→ Provided material
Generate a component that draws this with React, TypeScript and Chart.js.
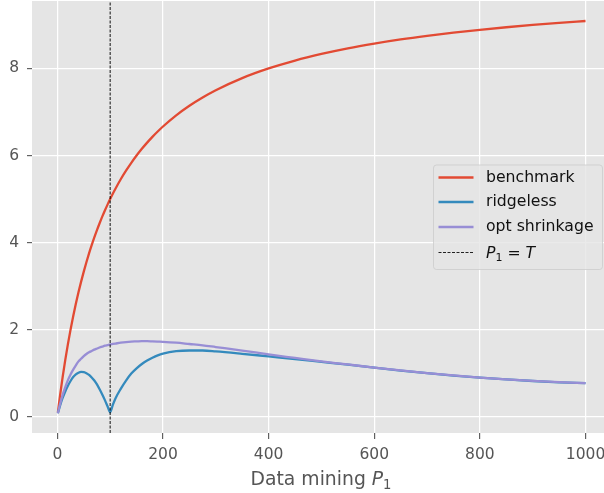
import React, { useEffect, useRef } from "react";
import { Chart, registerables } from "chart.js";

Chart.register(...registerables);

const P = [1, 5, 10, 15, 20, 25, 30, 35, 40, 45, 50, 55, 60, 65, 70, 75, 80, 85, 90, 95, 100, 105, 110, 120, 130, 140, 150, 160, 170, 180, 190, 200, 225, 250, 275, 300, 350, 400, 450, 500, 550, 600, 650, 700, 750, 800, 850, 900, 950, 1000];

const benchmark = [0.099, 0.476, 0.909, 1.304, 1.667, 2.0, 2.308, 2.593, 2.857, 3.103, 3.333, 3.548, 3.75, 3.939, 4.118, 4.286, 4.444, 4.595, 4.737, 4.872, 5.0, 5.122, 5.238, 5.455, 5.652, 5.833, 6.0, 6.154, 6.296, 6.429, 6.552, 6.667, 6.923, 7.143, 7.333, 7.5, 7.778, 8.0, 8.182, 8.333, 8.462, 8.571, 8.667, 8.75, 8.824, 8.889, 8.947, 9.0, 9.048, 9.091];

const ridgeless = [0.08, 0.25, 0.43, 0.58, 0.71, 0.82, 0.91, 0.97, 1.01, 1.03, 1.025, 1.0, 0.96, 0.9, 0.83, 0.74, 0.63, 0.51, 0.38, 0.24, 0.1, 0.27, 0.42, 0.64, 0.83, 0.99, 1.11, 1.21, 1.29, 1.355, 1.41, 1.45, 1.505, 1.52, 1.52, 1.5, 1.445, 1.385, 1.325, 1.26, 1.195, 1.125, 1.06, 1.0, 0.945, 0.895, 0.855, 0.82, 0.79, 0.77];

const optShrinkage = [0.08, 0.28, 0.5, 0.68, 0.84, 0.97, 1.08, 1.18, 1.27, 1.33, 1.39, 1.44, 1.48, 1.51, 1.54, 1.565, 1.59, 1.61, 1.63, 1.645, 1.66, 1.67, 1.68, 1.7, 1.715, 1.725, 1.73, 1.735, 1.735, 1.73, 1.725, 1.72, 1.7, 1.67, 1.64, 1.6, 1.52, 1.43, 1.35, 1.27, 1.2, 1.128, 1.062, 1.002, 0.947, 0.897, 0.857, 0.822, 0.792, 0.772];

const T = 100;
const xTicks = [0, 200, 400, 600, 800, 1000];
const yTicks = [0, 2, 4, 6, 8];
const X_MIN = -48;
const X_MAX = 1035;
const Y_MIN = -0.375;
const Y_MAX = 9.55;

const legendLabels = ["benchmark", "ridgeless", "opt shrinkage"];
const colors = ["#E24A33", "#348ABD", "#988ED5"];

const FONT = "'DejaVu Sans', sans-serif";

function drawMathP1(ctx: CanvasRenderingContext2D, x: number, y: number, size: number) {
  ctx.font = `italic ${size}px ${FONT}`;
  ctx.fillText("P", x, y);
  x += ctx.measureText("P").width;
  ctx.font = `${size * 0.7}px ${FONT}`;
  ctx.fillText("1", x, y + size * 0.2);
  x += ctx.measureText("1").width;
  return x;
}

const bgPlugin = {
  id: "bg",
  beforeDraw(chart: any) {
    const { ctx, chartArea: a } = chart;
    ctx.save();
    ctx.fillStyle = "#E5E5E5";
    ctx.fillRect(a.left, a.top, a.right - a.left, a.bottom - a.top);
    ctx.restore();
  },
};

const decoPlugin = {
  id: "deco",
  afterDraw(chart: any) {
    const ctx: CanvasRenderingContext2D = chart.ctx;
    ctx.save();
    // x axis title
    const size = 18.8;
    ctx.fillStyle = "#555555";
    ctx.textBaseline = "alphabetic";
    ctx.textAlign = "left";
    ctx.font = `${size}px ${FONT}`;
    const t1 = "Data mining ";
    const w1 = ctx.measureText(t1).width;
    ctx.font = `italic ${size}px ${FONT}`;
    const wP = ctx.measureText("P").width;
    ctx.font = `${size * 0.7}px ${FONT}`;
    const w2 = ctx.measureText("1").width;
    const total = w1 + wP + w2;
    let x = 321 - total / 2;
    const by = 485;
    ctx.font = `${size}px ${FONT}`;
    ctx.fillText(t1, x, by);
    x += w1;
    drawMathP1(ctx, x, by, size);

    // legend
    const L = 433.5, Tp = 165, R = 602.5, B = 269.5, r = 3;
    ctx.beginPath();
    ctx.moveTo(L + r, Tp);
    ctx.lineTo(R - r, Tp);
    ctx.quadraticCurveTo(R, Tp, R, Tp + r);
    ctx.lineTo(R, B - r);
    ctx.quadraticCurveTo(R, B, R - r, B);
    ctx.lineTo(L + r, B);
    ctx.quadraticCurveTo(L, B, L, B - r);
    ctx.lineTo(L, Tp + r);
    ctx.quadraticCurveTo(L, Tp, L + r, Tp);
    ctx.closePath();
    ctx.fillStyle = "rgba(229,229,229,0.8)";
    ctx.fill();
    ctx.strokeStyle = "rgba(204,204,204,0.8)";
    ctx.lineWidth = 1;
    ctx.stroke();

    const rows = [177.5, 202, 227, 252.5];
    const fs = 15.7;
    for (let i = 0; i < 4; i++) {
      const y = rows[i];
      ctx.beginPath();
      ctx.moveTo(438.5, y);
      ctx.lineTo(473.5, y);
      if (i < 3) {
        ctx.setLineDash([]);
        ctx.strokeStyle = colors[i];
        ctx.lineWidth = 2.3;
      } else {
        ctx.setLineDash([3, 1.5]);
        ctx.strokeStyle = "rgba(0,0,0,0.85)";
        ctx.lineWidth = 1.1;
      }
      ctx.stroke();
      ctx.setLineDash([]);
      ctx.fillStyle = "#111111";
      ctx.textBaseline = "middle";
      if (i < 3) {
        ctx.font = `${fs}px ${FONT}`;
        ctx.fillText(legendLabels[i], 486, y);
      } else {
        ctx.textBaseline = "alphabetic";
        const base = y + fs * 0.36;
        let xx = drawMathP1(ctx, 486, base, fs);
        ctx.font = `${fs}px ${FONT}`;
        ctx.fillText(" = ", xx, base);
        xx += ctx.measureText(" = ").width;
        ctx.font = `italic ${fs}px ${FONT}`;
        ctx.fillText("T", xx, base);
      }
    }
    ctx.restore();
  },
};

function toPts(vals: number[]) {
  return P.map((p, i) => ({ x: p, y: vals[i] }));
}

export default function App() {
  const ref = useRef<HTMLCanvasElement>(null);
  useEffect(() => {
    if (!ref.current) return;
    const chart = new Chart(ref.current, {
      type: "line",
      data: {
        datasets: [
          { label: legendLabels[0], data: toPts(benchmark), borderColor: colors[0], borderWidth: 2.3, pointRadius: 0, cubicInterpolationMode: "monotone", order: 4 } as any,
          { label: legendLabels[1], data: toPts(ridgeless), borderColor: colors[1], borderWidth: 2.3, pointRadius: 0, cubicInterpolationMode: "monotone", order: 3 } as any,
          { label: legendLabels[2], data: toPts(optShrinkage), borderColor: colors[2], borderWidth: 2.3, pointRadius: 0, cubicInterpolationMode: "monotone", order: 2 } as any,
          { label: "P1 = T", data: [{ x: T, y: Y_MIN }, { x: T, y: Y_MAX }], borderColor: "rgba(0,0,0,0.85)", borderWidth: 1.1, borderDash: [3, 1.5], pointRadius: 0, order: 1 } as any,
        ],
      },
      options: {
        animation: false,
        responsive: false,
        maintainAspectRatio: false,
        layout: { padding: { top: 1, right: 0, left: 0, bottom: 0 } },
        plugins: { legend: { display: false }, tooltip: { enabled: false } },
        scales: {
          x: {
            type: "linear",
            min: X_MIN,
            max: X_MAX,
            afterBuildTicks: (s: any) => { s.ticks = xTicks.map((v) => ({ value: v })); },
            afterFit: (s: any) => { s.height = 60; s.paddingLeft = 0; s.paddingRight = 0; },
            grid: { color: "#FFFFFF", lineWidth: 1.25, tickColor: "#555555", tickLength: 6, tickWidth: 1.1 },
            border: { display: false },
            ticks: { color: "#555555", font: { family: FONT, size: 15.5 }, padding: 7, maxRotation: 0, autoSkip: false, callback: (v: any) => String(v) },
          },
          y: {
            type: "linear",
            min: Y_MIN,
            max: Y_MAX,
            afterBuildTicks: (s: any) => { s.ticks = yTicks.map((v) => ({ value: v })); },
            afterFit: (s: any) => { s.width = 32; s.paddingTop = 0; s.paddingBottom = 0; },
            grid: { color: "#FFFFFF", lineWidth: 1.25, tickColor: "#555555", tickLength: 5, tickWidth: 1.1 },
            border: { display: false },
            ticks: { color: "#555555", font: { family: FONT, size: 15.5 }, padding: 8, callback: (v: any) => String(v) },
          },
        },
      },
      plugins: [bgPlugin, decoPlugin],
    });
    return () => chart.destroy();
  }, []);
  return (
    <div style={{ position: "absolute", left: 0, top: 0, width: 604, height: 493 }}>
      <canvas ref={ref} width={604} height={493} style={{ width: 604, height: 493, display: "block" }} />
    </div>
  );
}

→ Exercise
Repeat only what lies between the start of the data and the end of the line containing "Chart.register(...registerables);", exactly, with pictures left out.

→ Response to the task
Generate a component that draws this with React, TypeScript and Chart.js.
import React, { useEffect, useRef } from "react";
import { Chart, registerables } from "chart.js";

Chart.register(...registerables);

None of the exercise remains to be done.